Dulles does the same in “True and False Reform in the Church” (April 2003), which also happens to be the title of one of Congar’s major works, a book withdrawn from circulation in the early 1950s by order of the Vatican. Although Dulles defends Congar, the tone of the lecture is more critical of institutional reform than favorable toward it. He insists, in fact, that personal reform is more important than structural reform, as if the one were somehow at odds with the other. His lecture on “Benedict XVI: Interpreter of Vatican II” (October 2005) concedes that John Paul II had a more positive attitude toward the council than did Cardinal Joseph Ratzinger, now himself the pope. Dulles traces the change in Ratzinger’s theological approach, providing perhaps a personal rationale for his own journey from the center to the right since the 1980s. “Only gradually,” Dulles writes of Ratzinger, “did he come to see that he and [Karl] Rahner lived, theologically speaking, on different planets.” And then he concludes: “When rightly interpreted, the documents of Vatican II can still be a powerful source of renewal for the church” (italics mine).
It should be acknowledged, however, that sometimes the sudden turns involve movement from the right toward the center. In “The Rebirth of Apologetics” (March 2004), for example, though Dulles calls for a revival of apologetics that looks very much like the polemical style of the pre–Vatican II era, he later acknowledges with approval that both Paul VI and John Paul II insisted that witnessing, not proof-texting and other forms of argumentation, is the more effective form of apologetics.

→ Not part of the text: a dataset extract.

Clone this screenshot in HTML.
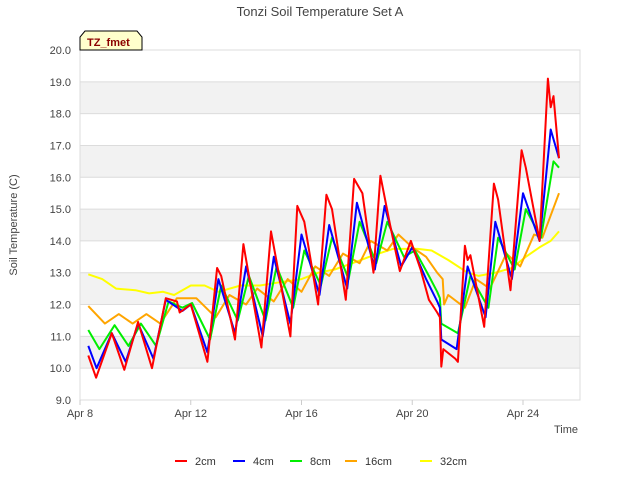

Perhaps the most widely discussed and debated of the McGinley Lectures is Dulles’s “The Papacy for a Global Church,” delivered in March 2000 and published the following month in America, where it provoked a detailed rebuttal by fellow Jesuit Ladislas Örsy. In that lecture, Dulles strongly defends the recentralization of authority in the papacy under John Paul II. What others, including even some cardinals and bishops, had seen as deficiencies of John Paul II’s papal style, Dulles views as assets. Against critics’ insistence on greater authority for national episcopal conferences, for example, Dulles points to the dangers of nationalism and recalls how the resurgence of Roman authority in the nineteenth century was a “signal benefit” in this regard. He is also generally satisfied with the current method of appointing bishops, fearing that a return to a more broadly participatory approach would compromise confidentiality. In the end, Dulles insists that it is the responsibility of what he calls the “Roman center” to hold everything in balance. The year after Dulles delivered this lecture, he was named a cardinal.
This collection is a reliable window on the kind of theological priorities Dulles has nurtured and developed over the past quarter of a century. Those who have been pleased with (and perhaps even jubilant at) his so-called lurch to the right will also be pleased with this collection. One hopes that those who have been more critical of (and perhaps disappointed in) Dulles’s change in theological direction will recognize and applaud the many flashes of the earlier Dulles’s intellectual acumen, his extraordinary balance, and, yes, courage in calling our attention to the weaknesses as well as the strengths of the institutional church. Church and Society offers enough variety to motivate both sides to buy and read this book, even if only selectively.